Throughout his life, as a poet and songwriter, he was the author and composer of fados sung by famous Portuguese fadistas (fado singers) and other singers, like Amália Rodrigues, Lucília do Carmo, João Braga, Maria da Fé, Rodrigo, Carlos do Carmo, Tony de Matos, Fernando Tordo, Paulo de Carvalho and Camané, with songs like Valeu a Pena, Fado Varina, Rosa da Madragoa, Rosa da Noite, Não me Conformo, Leio em teus Olhos, among many others.
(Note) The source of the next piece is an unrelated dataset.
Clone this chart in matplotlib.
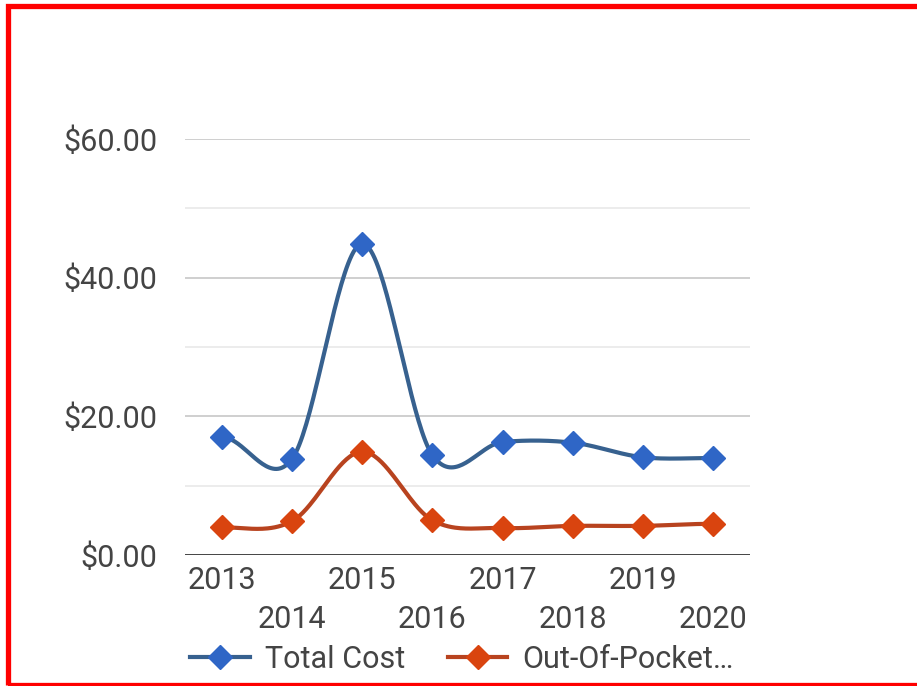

He has 114 themes registered with the Portuguese Society of Authors (SPA).

== Sports-related milestones' timeline and honors ==
Mário Moniz Pereira achieved notability in the world of sports across the years, this include:

=== Milestones ===

- 1939 – Joined Sporting CP as a table tennis player.
- 1945 – Coached Sporting CP's athletics team and taught gymnastics and then volleyball.
- 1948 – Participated in the first 1948 Summer Olympics in London.
- 1956 – International Referee at the 1956 FIVB Volleyball Men's World Championship in Paris.
- 1976 to 1983 – Director of the National Stadium.
- 1982 – President of the Portuguese High Competition Support Commission (Comissão de Apoio à Alta Competição).
- 1995 – vice president of Sporting CP appointed by Pedro Santana Lopes.

=== Honors ===

- 1974 and 1984 – Honoured with the Sports Merit Medal.
- 1980 – Honoured with the Order of Infante D. Henrique.
- 1984 – Honoured with the Commendation of the Order of Public Instruction.
- 1985 – Awarded the Gold Medal of Merit; Appointed Counsellor of the Technical University of Lisbon.
- 1988 – Awarded the Olympic Order.
- 1991 – Honoured with the rank of Grand Officer of the Order of Prince Henry the Navigator.
- 2000 – Honoured by Sporting CP with the 'Golden Lion with Palm', the sports club's highest award.
- 2001 – Received the Golden Emblem from the European Athletics Association - the highest individual honour in the sport.
- 2009 – Honoured with the Sports Merit - High Prestige award from the Portuguese Sports Confederation.
- 2013 – Golden Globe in the Merit and Excellence category.

== Personal life ==
Moniz Pereira married Maria Carlota Moniz Pereira, a colleague from INEF, with whom he had five children. She died in 2013.